== Given task ==
Copy every line that holds "produces".

== Data rows ==
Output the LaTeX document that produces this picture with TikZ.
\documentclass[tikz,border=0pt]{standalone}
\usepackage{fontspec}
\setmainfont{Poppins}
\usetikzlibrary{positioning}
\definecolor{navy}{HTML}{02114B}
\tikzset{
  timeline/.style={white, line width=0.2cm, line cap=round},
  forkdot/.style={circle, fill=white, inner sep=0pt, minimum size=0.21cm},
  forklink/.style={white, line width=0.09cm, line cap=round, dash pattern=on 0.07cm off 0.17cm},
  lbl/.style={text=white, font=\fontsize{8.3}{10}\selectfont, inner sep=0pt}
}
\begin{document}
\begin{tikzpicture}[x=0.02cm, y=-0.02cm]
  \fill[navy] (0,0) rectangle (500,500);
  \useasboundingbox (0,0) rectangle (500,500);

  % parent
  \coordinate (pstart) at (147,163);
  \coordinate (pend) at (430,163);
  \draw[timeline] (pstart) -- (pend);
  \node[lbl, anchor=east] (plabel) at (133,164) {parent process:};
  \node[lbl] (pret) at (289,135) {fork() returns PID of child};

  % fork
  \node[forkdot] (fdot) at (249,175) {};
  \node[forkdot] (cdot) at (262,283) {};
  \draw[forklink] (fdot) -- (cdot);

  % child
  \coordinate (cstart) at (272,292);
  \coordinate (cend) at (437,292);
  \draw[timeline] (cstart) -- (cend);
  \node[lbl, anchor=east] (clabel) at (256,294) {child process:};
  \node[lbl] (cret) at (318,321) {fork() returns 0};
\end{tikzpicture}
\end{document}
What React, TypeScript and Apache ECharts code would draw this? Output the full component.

---

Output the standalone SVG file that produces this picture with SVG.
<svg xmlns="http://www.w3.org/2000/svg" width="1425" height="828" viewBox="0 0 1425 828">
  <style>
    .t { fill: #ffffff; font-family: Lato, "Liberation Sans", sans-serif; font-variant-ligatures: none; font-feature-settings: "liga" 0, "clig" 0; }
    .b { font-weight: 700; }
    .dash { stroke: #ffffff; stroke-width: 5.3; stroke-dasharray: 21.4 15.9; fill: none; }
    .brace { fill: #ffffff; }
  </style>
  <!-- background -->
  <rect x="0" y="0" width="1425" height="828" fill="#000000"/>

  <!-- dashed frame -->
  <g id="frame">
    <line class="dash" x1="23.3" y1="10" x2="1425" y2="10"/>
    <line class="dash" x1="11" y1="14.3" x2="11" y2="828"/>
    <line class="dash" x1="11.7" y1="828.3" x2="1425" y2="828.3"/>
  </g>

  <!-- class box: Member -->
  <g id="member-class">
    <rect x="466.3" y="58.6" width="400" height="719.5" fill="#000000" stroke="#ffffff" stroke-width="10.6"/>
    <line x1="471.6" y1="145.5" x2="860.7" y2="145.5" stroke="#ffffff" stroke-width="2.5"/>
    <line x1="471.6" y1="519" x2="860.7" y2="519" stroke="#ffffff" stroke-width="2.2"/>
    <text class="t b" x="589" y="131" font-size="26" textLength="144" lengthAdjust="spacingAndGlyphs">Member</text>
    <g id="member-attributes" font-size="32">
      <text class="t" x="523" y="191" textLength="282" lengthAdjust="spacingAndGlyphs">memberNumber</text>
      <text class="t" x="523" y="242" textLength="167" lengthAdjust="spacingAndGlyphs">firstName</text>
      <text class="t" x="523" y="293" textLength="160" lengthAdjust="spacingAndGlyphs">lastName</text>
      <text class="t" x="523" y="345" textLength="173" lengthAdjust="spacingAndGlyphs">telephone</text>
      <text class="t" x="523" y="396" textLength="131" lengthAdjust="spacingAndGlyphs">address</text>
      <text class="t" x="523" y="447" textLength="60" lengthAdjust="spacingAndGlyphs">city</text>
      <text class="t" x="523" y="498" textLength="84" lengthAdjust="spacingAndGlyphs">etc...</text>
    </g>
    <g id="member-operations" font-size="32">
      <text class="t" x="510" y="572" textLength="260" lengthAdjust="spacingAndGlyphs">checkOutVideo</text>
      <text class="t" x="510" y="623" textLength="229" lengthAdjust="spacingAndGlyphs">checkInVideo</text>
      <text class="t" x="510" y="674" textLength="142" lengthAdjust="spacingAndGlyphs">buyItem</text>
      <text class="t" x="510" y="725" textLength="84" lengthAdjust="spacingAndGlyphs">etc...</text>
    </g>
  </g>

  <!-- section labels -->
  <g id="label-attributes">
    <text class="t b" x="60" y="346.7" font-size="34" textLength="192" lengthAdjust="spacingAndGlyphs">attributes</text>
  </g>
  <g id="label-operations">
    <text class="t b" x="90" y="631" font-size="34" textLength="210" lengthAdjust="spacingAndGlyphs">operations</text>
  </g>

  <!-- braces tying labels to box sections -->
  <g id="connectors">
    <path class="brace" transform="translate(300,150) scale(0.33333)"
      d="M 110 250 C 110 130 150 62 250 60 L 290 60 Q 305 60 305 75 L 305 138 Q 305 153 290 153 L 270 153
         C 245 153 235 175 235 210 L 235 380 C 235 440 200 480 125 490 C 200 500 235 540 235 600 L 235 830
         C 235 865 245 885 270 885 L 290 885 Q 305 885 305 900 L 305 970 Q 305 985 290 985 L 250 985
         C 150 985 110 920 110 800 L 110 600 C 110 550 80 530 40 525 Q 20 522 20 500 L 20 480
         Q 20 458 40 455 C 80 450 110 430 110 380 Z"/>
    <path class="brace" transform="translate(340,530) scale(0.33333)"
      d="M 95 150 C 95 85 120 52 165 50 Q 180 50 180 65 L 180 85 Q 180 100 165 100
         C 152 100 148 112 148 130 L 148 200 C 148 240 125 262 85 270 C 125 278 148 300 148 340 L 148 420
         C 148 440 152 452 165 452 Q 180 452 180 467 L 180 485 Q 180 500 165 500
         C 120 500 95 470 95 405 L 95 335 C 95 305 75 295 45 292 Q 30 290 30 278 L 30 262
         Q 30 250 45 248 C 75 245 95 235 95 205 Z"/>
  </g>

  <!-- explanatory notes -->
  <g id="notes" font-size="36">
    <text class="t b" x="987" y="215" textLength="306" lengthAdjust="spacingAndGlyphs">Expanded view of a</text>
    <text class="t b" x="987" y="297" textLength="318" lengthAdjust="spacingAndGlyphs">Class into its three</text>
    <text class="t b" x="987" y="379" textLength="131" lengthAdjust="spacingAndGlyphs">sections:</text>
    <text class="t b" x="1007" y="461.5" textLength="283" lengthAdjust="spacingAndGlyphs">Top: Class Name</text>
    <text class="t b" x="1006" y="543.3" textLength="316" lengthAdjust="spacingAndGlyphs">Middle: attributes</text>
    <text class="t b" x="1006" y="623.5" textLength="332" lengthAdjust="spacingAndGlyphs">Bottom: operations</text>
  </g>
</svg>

...

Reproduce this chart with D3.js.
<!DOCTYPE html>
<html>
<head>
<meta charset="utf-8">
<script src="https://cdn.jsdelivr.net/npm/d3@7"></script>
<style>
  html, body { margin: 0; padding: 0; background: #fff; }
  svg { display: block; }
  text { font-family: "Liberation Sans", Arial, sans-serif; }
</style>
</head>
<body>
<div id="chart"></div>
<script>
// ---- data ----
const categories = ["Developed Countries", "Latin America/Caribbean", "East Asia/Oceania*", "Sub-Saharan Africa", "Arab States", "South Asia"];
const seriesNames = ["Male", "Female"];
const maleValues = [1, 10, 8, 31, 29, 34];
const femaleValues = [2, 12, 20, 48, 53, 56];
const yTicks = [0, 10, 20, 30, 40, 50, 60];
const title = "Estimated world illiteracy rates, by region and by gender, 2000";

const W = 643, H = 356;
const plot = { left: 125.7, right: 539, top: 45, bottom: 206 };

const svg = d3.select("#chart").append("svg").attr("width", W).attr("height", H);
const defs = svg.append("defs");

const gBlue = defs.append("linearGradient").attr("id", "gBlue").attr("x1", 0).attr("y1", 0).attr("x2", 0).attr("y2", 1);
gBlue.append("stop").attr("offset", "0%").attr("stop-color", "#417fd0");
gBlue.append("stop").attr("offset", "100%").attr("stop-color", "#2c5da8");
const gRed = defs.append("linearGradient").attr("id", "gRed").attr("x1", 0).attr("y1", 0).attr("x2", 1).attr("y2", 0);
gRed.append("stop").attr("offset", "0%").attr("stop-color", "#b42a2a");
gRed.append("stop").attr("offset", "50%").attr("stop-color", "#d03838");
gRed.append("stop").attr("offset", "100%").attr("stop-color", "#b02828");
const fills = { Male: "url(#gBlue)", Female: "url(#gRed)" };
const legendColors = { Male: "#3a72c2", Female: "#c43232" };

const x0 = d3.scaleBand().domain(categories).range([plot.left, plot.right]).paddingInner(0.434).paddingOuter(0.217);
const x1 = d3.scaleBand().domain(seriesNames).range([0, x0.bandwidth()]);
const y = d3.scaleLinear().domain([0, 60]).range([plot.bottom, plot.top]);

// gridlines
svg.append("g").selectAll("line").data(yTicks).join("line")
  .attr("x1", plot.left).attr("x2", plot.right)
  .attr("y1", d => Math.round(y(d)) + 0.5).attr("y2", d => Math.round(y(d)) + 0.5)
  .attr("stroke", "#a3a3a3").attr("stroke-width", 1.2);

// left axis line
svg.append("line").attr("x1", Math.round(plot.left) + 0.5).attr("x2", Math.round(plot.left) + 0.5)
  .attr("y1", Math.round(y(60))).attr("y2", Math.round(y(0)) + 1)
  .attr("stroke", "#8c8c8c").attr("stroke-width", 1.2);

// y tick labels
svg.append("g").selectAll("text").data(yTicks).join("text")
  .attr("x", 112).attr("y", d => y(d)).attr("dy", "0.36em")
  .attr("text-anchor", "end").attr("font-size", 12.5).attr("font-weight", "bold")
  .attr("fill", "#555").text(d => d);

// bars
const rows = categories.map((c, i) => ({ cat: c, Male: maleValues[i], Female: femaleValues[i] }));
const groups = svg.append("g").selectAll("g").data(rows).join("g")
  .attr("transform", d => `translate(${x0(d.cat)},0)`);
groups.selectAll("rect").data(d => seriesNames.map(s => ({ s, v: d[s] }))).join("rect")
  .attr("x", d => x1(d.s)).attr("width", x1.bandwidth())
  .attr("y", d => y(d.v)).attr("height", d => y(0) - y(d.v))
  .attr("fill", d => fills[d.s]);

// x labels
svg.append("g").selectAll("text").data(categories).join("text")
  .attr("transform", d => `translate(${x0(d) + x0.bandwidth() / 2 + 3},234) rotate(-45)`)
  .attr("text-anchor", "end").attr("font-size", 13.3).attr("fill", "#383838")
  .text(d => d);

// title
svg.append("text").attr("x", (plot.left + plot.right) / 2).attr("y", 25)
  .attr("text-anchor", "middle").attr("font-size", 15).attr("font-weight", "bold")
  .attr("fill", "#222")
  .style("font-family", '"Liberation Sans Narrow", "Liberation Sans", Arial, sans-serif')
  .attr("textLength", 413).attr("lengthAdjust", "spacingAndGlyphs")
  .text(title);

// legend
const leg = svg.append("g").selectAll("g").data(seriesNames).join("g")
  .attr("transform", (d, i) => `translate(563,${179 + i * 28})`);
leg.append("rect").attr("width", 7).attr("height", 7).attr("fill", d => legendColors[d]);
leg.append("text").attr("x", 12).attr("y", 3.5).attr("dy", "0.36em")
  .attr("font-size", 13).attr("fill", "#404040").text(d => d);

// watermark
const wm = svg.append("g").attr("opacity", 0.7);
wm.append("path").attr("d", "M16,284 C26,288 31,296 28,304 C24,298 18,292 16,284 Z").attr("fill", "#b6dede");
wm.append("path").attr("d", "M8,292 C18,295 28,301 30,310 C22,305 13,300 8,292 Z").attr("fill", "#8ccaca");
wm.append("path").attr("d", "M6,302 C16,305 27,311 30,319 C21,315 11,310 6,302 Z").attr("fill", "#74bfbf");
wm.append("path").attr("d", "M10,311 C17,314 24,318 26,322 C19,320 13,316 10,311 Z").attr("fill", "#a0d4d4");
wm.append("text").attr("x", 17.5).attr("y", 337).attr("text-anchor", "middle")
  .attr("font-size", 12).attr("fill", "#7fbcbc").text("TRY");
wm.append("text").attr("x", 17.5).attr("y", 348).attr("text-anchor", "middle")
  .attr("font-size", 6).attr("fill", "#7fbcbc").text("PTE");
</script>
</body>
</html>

== Response ==
Output the LaTeX document that produces this picture with TikZ.
Output the standalone SVG file that produces this picture with SVG.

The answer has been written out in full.